Abrimos la boca para puntuar, dictar sentencia incluso sobre lo que no conocemos, mientras nos tapamos los oídos cuando alguien explica un tema complejo que exige atención, tiempo, esfuerzo. Perdemos demagógicamente los criterios de legitimación de las voces en beneficio del mercado; los libros, la mezquita de Córdoba o un burger se valoran con criterios similares: mínimo tiempo, máximo disfrute. Todas somos publicistas y a alguien le ahorramos la pasta de montar un departamento.
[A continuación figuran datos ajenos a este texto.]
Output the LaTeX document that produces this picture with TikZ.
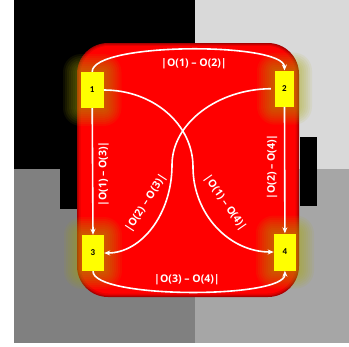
\documentclass[tikz,border=0pt]{standalone}
\usepackage{fontspec}
\setmainfont{Open Sans}
\newfontfamily\numfont{Carlito}
\usetikzlibrary{arrows.meta}
\definecolor{qTR}{HTML}{D9D9D9}
\definecolor{qBL}{HTML}{808080}
\definecolor{qBR}{HTML}{A6A6A6}
\definecolor{rOut}{HTML}{A80000}
\definecolor{rMid1}{HTML}{C80000}
\definecolor{rMid2}{HTML}{E60000}
\definecolor{rIn}{HTML}{FF0000}
\definecolor{glowc}{HTML}{A8A800}
\definecolor{boxyel}{HTML}{FFFF00}
\newcommand\glowbox[4]{%
  \foreach \d in {2,4,...,18}{%
    \fill[glowc, opacity=0.08, rounded corners=\d bp] ({#1-\d},{#2-\d}) rectangle ({#3+\d},{#4+\d});
  }%
}
\begin{document}
\begin{tikzpicture}[x=1bp,y=-1bp,
  numbox/.style={fill=boxyel, inner sep=0pt, minimum height=36bp, minimum width=22bp,
    font=\numfont\bfseries\fontsize{9}{10}\selectfont, text=black},
  edge/.style={draw=white, line width=1.6bp, -{Stealth[length=6bp,width=5bp]}},
  lbl/.style={text=white, inner sep=0pt, font=\bfseries\fontsize{10.6}{11}\selectfont}]
\useasboundingbox (0,0) rectangle (349,347);
\fill[white] (0,0) rectangle (349,347);
% background quadrants
\fill[black] (14,0) rectangle (195,169);
\fill[qTR] (195,0) rectangle (349,169);
\fill[qBL] (14,169) rectangle (195,343);
\fill[qBR] (195,169) rectangle (349,343);
\fill[black] (60,169) rectangle (90,209);
\fill[black] (300,137) rectangle (317,206);
% red rounded panel with darker rim
\fill[rOut, rounded corners=31bp] (77,43) rectangle (299,297);
\fill[rMid1, rounded corners=30bp] (78,44) rectangle (298,296);
\fill[rMid2, rounded corners=29bp] (79,45) rectangle (297,295);
\fill[rIn, rounded corners=28bp] (80.5,46) rectangle (295.5,293.5);
% glows
\glowbox{81}{72}{103.5}{108}
\glowbox{275}{70.7}{294}{106.7}
\glowbox{82}{235}{104}{271}
\glowbox{273.8}{233.5}{296}{270.5}
% nodes
\node[numbox, minimum width=23bp] (n1) at (92.2,90) {1};
\node[numbox, minimum width=19bp] (n2) at (284.5,88.7) {2};
\node[numbox] (n3) at (93,253) {3};
\node[numbox, minimum height=37bp] (n4) at (284.9,252) {4};
% connectors
\draw[edge] (n1.north) .. controls (92,42) and (284,42) .. (n2.north);
\draw[edge] (n3.south) .. controls (93,299) and (285,299) .. (n4.south);
\draw[edge] (n1.south) -- (n3.north);
\draw[edge] (n2.south) -- (n4.north);
\draw[edge] (n1.east) .. controls (153,90) and (193,124) .. (193,167) .. controls (193,214) and (229,252) .. (n4.west);
\draw[edge, shorten <=4bp] (n2.west) .. controls (218,89) and (172,123) .. (172,165) .. controls (172,214) and (141.5,253) .. (n3.east);
% labels
\node[lbl] (l12) at (194,63.5) {|O(1) – O(2)|};
\node[lbl] (l34) at (187,279.5) {|O(3) – O(4)|};
\node[lbl, rotate=90] (l13) at (103.5,174) {|O(1) – O(3)|};
\node[lbl, rotate=90] (l24) at (272,167) {|O(2) – O(4)|};
\node[lbl, rotate=57] (l23) at (146,203) {|O(2) – O(3)|};
\node[lbl, rotate=-55] (l14) at (225,203) {|O(1) – O(4)|};
\end{tikzpicture}
\end{document}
Pero igual que la cultura nos cultiva o nos devasta, se nos pega al cuerpo como excrecencia o forma músculo, el ojo que mira un cuadro o lee un poema, a veces lo malogra. El gusto también se educa y la educación, la belleza de aprender lentamente, como señala Nuccio Ordine, potencia el placer y el sentido crítico. Los méritos obtenidos por generación espontánea fomentan una popularidad que nos hace estúpidamente geniales solo por ser quienes somos: se inocula el virus de una falsa singularidad en las personas más vulnerables acaso para que olvidemos nuestro derecho a la educación. La gente sabia, incluso la de extracción social humilde, ha de ser modesta, mientras la gente ignorante, incluso la aristocrática, se desacompleja dicharacheramente. Poder decir de todo es lo mismo que no decir nada. Ruido. Anulación del significado y la pertinencia. Yo hablo desde el miedo a perder un lugar al que no he accedido ni por alta cuna ni por baja cama, sino por educación. Mi alegato no es clasista, sino democrático: de nuevo, Ordine, premio Princesa de Asturias de Comunicación y Humanidades, advierte de que nos educan para consumir y ser rentables en el mercado laboral. Y eso no es educarnos, sino disecar sociedades neoliberales, bajo la fantasía futurista de la hiperconectividad, la desmemoria y la multitarea distractora, haciendo prevalecer la lógica del dinero y de su prepotencia para destrozar reputaciones. Pago, mando. Voy a pagar, mando. Aunque sea medio euro. Las estrellitas nos empoderan, arruinan confiterías ―o sacralizan gilipolleces― y siempre dan mucha pasta al dueño de los enchufes y las redes inalámbricas.